Picks – Kinect, Gone


October ended with another product from Microsoft coming to an end, Kinect – which I also invested in including being in the Kinect for Windows Developer programme

October has been the month for Microsoft ending consumer products and services, starting with Groove Music, then Windows 10 Mobile and now Kinect. As it was announced this week that the Kinect sensor was no longer being manufactured. Kinect was the revolutionary motion sensor designed to be used with the Xbox to allow interaction with games like never before to understand gestures, body movements and spoken commands. The original Kinect sensor appeared for the Xbox 360 and combined an RGB camera, depth sensor and multi-array microphone running proprietary software and the sensor tracked full-body movement and individual voices, turning the player into the controller – this used technology developed by Prime Sense, a company later purchased by Apple and is the technology behind the iPhone X’s notch sensor array. I also was a great supporter of Kinect and joined the Kinect for Windows programme as one of a select few developers who used the newer Kinect sensor which included getting a prototype Kinect sensor and a production Kinect for Windows sensor – although I wasn’t able to fully utilise this as I much as would have liked due to personal reasons at the time.

For the launch of Xbox One a second generation Kinect sensor was developed which used a time-of-flight camera, this emits light signals and then measures how long it takes them to return and with such measurements, the camera is able to differentiate light reflecting from objects in a room and the surrounding environment. That provides an accurate depth estimation that enables the shape of those objects to be computed. Another feature of the Kinect stems from its infrared sensor which can identify objects in a completely darkened room and could recognise people and track bodies even without any light visible to the naked eye, plus identify a hand pose from four meters away, see the fingers of a child, or even remember an identity minus any room illumination. Plus a wider field of view made it possible for more players to play an Xbox One game at the same time with as much as many as six players could crowd into one scene or get a better experience if standing close by, further away, or even in the periphery of a room.

Both generations of Kinect sensor tried to bring motion control into the home and with improvements in the second generation made it even more accurate and reliable plus with integrations with voice commands for the console and later Cortana, this did seem like the sensor had a long life but with the Xbox One S not having the Kinect port built-in and required an adaptor it did seem like the Kinect sensor was taking a step back from being a main priority of the console and with the up-coming Xbox One X also lacking the port it was just a question of when, not if Kinect would be cancelled – and this decision came with an announcement this week that Microsoft shared with Co.Design that the Kinect sensor was no longer being manufactured and finally put an end to the speculation about what would happen to it.

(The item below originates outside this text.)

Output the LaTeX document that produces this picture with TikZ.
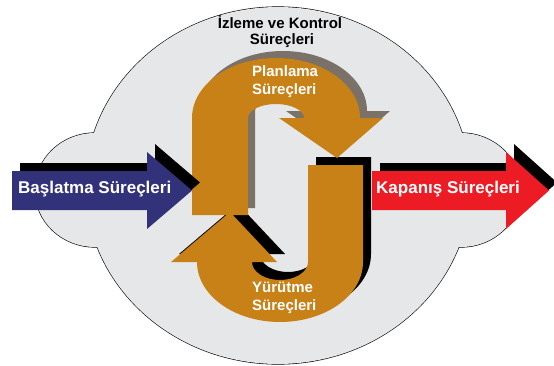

Kinect also featured on Windows with both the original Kinect sensor and the second generation sensor being supported as the product Kinect for Windows but this was also not as popular as anticipated – so now with the Kinect sensor officially being cancelled it marks the official end of motion controllers for the Xbox platform, it will be interesting to see what forms of interaction with the Xbox are in future, but for now it’s time to say goodbye to another Microsoft product, Kinect.